La colmena
Magdalena Trillo
Pájaras
Descanso dominical
Aquí en mi tierra al carajote lo llamamos así de toda la vida. No es sinsorgo, cretino o mentecato, es carajote. Y punto. No hace falta decir más. Hace años en un avión el pasajero de detrás, que tenía que ser como poco de Cracovia, no paraba de darme golpes en el respaldo con muy malos modos. Hasta que me levanté y le solté “¿tú eres carajote?”. Y el tío me entendió perfectamente. Es la fonética. Las palabras son sagradas, pero hemos entrado en una estúpida espiral de perversión del lenguaje por la cual estamos dejando de llamar a las cosas por su nombre.

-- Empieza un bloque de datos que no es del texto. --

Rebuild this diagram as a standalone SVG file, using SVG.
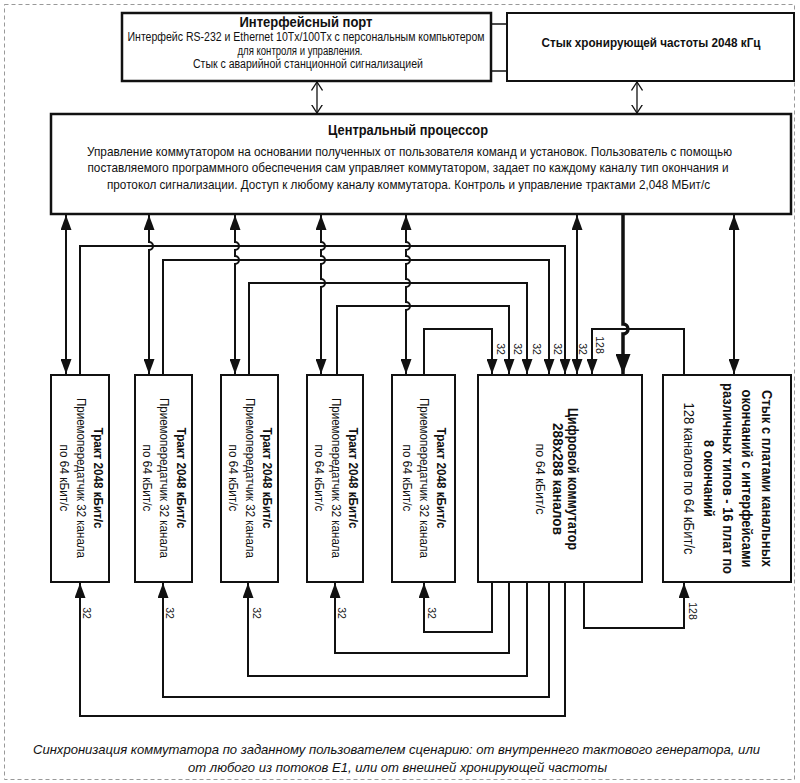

Y no crean que es en aras del respeto y la convivencia -eso es lo que nos venden-, se hace porque el lenguaje es también una herramienta perfecta para maquillar verdades incómodas, para narcotizar e idiotizar un poquito más a la sociedad nuestra.

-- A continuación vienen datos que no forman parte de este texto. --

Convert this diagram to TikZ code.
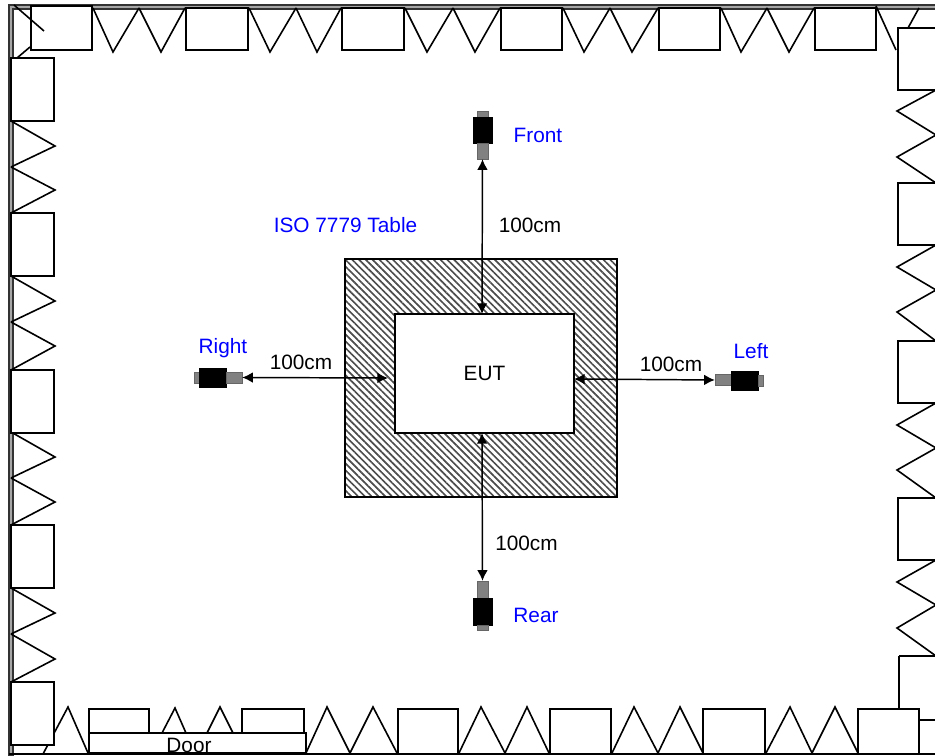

De hecho, la verdad es ya un concepto secundario, un argumento que conviene enterrar bajo el más espeso arsenal de palabras vacías. Porque lo que importa ahora es el relato, y da exactamente igual que estemos ante un descomunal cuento chino. Es lo que llaman ‘posverdad’, que es el término que viene a sustituir a otros como mentira, embuste o engaño. Pero, claro, si te dicen posverdad es más sencillo y da menos nauseas tragarte esa cucharada. Hay otros muchos ejemplos de esta interesada metamorfosis lingüística. Lo que ha sido siempre un cuchitril o un cuartucho ahora se llama ‘solución habitacional’; si te bajan el sueldo, no temas, se trata de una ‘devaluación competitiva’ de tu salario; y, por supuesto, no se te ocurra decir que son niños abandonados, son ‘menas’. Desde el Tercer Reich el poder y la política son el mejor caldo de cultivo para este engañabobos, este juego patético de versiones y perversiones del habla que, mal que nos pese, va calando en la calle gracias a neologismos y giros retorcidos del lenguaje. Si conocen a algún perfecto hijo de puta sepan que ahora es un ‘tóxico’. Por ejemplo.

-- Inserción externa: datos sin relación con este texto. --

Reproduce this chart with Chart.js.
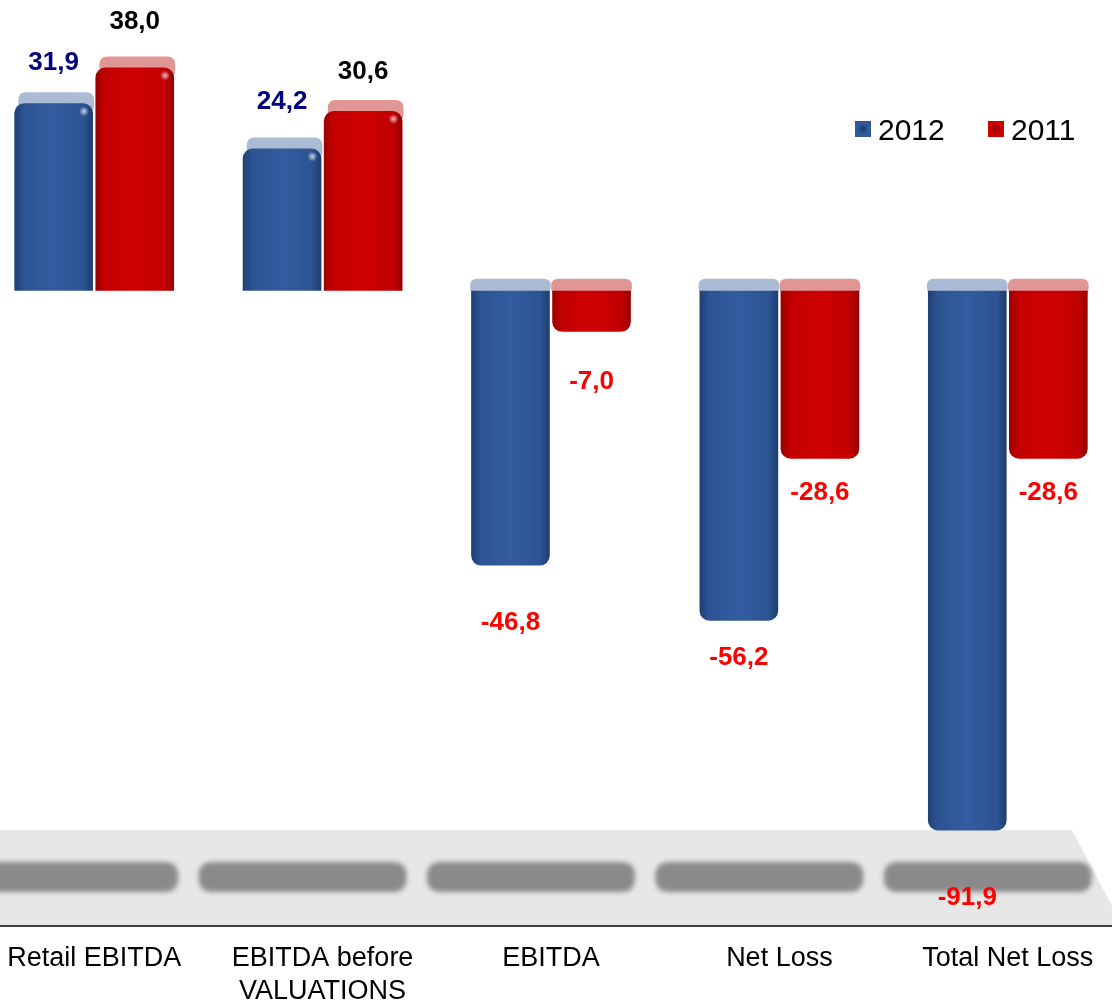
<!DOCTYPE html>
<html>
<head>
<meta charset="utf-8">
<script src="https://cdn.jsdelivr.net/npm/chart.js@4.4.1/dist/chart.umd.min.js"></script>
<style>
  html, body { margin: 0; padding: 0; background: #ffffff; overflow: hidden; }
  #wrap { position: relative; width: 1112px; height: 1001px; overflow: hidden; }
  #wrap canvas { position: absolute; left: -20px; top: 0; }
</style>
</head>
<body>
<div id="wrap"><canvas id="chart" width="1142" height="1001"></canvas></div>
<script>
// Results by line item, in millions
const categories = ['Retail EBITDA', ['EBITDA before', 'VALUATIONS'], 'EBITDA', 'Net Loss', 'Total Net Loss'];
const seriesLabels = ['2012', '2011'];
const values2012 = [31.9, 24.2, -46.8, -56.2, -91.9];
const values2011 = [38.0, 30.6, -7.0, -28.6, -28.6];

// distance of each value label from its bar end
const labelGap2012 = [41, 47, 57, 37, 67];
const labelGap2011 = [46, 39, 50, 34, 34];

const FONT = '"Liberation Sans", Arial, sans-serif';

const SERIES_STYLE = [
  {
    stops: ['#203f72', '#2c5393', '#335ca1', '#2c5393', '#1f3d6e'],
    cap: 'rgba(120, 145, 185, 0.62)',
    positiveLabel: '#000080'
  },
  {
    stops: ['#9c0000', '#c20000', '#d00000', '#c00000', '#980000'],
    cap: 'rgba(205, 80, 80, 0.6)',
    positiveLabel: '#000000'
  }
];

const formatValue = v => v.toFixed(1).replace('.', ',');

function roundRectPath(ctx, x, y, w, h, r) {
  ctx.beginPath();
  ctx.moveTo(x + r, y);
  ctx.lineTo(x + w - r, y);
  ctx.quadraticCurveTo(x + w, y, x + w, y + r);
  ctx.lineTo(x + w, y + h - r);
  ctx.quadraticCurveTo(x + w, y + h, x + w - r, y + h);
  ctx.lineTo(x + r, y + h);
  ctx.quadraticCurveTo(x, y + h, x, y + h - r);
  ctx.lineTo(x, y + r);
  ctx.quadraticCurveTo(x, y, x + r, y);
  ctx.closePath();
}

// floor, shadows, bar caps and shaded bar fills
const bars3d = {
  id: 'bars3d',
  beforeDatasetsDraw(chart) {
    const { ctx, chartArea, scales } = chart;
    const bottom = chartArea.bottom;
    const floorTop = bottom - 95;

    ctx.save();
    // floor
    ctx.fillStyle = '#e7e7e7';
    ctx.beginPath();
    ctx.moveTo(0, floorTop);
    ctx.lineTo(chart.width - 50, floorTop);
    ctx.lineTo(chart.width, bottom);
    ctx.lineTo(0, bottom);
    ctx.closePath();
    ctx.fill();

    // shadows on the floor
    ctx.filter = 'blur(2.5px)';
    ctx.fillStyle = '#8a8a8a';
    categories.forEach((c, i) => {
      const cx = scales.x.getPixelForValue(i) - 20;
      roundRectPath(ctx, cx - 104, bottom - 63, 208, 30, 14);
      ctx.fill();
    });
    ctx.filter = 'none';

    const zero = scales.y.getPixelForValue(0);
    chart.data.datasets.forEach((ds, di) => {
      const meta = chart.getDatasetMeta(di);
      const style = SERIES_STYLE[di];
      meta.data.forEach((el, i) => {
        const left = el.x - el.width / 2;
        const right = el.x + el.width / 2;
        const upper = Math.min(el.y, zero);

        // lighter cap above the upper end of the bar
        ctx.fillStyle = style.cap;
        if (ds.data[i] >= 0) {
          roundRectPath(ctx, left + 4, upper - 11, el.width - 3, 22, 8);
        } else {
          roundRectPath(ctx, left - 1, upper - 12, el.width + 2, 16, 7);
        }
        ctx.fill();

        // horizontal shading for the bar body
        const g = ctx.createLinearGradient(left, 0, right, 0);
        const pos = [0, 0.12, 0.5, 0.88, 1];
        style.stops.forEach((s, k) => g.addColorStop(pos[k], s));
        el.options = Object.assign({}, el.options, { backgroundColor: g });
      });
    });
    ctx.restore();
  },
  afterDatasetsDraw(chart) {
    const { ctx } = chart;
    ctx.save();
    ctx.font = 'bold 26px ' + FONT;
    ctx.textAlign = 'center';
    ctx.textBaseline = 'middle';
    chart.data.datasets.forEach((ds, di) => {
      const meta = chart.getDatasetMeta(di);
      const gaps = di === 0 ? labelGap2012 : labelGap2011;
      meta.data.forEach((el, i) => {
        const v = ds.data[i];
        // small highlight on the rounded top of positive bars
        if (v >= 0) {
          const hx = el.x + el.width / 2 - 9;
          const hy = el.y + 8;
          const hg = ctx.createRadialGradient(hx, hy, 0, hx, hy, 5);
          hg.addColorStop(0, 'rgba(255,255,255,0.75)');
          hg.addColorStop(1, 'rgba(255,255,255,0)');
          ctx.fillStyle = hg;
          ctx.fillRect(hx - 5, hy - 5, 10, 10);
        }
        ctx.fillStyle = v >= 0 ? SERIES_STYLE[di].positiveLabel : '#ff0000';
        const y = v >= 0 ? el.y - gaps[i] : el.y + gaps[i];
        ctx.fillText(formatValue(v), el.x, y);
      });
    });
    ctx.restore();
  },
  afterDraw(chart) {
    // legend in the upper right
    const { ctx } = chart;
    ctx.save();
    ctx.font = '30px ' + FONT;
    ctx.textBaseline = 'alphabetic';
    ctx.textAlign = 'left';
    const spots = [875, 1008];
    chart.data.datasets.forEach((ds, di) => {
      const x = spots[di];
      const y = 121;
      const st = SERIES_STYLE[di].stops;
      const g = ctx.createRadialGradient(x + 8, y + 8, 1, x + 8, y + 8, 11);
      g.addColorStop(0, st[0]);
      g.addColorStop(0.5, st[2]);
      g.addColorStop(1, st[1]);
      ctx.fillStyle = g;
      ctx.fillRect(x, y, 16, 16);
      ctx.fillStyle = '#000000';
      ctx.fillText(ds.label, x + 23, 140);
    });
    ctx.restore();
  }
};

new Chart(document.getElementById('chart').getContext('2d'), {
  type: 'bar',
  data: {
    labels: categories,
    datasets: [
      {
        label: seriesLabels[0],
        data: values2012,
        backgroundColor: '#2c5393'
      },
      {
        label: seriesLabels[1],
        data: values2011,
        backgroundColor: '#c00000'
      }
    ]
  },
  options: {
    responsive: false,
    animation: false,
    layout: { padding: 0 },
    datasets: {
      bar: {
        categoryPercentage: 0.71,
        barPercentage: 0.97,
        borderRadius: 10,
        borderSkipped: 'start',
        borderWidth: 0
      }
    },
    scales: {
      x: {
        grid: { display: false },
        border: { display: true, color: '#404040', width: 3 },
        ticks: {
          color: '#000000',
          padding: 9,
          maxRotation: 0,
          autoSkip: false,
          font: { family: FONT, size: 27, lineHeight: 1.22 }
        },
        afterFit(scale) { scale.height = 76; }
      },
      y: {
        display: false,
        min: -108,
        max: 49.5
      }
    },
    plugins: {
      legend: { display: false },
      tooltip: { enabled: false }
    }
  },
  plugins: [bars3d]
});
</script>
</body>
</html>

Miguel de Molina, perseguido en tiempos del franquismo por republicano y por su orientación sexual, tuvo que huir de aquella España para exiliarse en México y Argentina. Antes de eso, una noche, justo después de cantar Ojos Verdes, parte del público le increpó al grito de “marica, marica”. El malagueño se revolvió y les dijo: “Marica, no; maricón, que suena a bóveda”. Ya no somos tan valientes a la hora de escoger las palabras, ni siquiera para darle la vuelta a un insulto y adoptarlo en defensa propia. Hablamos como el que cruza un campo de minas, con el miedo cosido en los labios, prostituyendo la jerga. La libertad se nos cae por palabras de los bolsillos. Qué quieren que les diga, yo creo que estamos haciendo el carajote.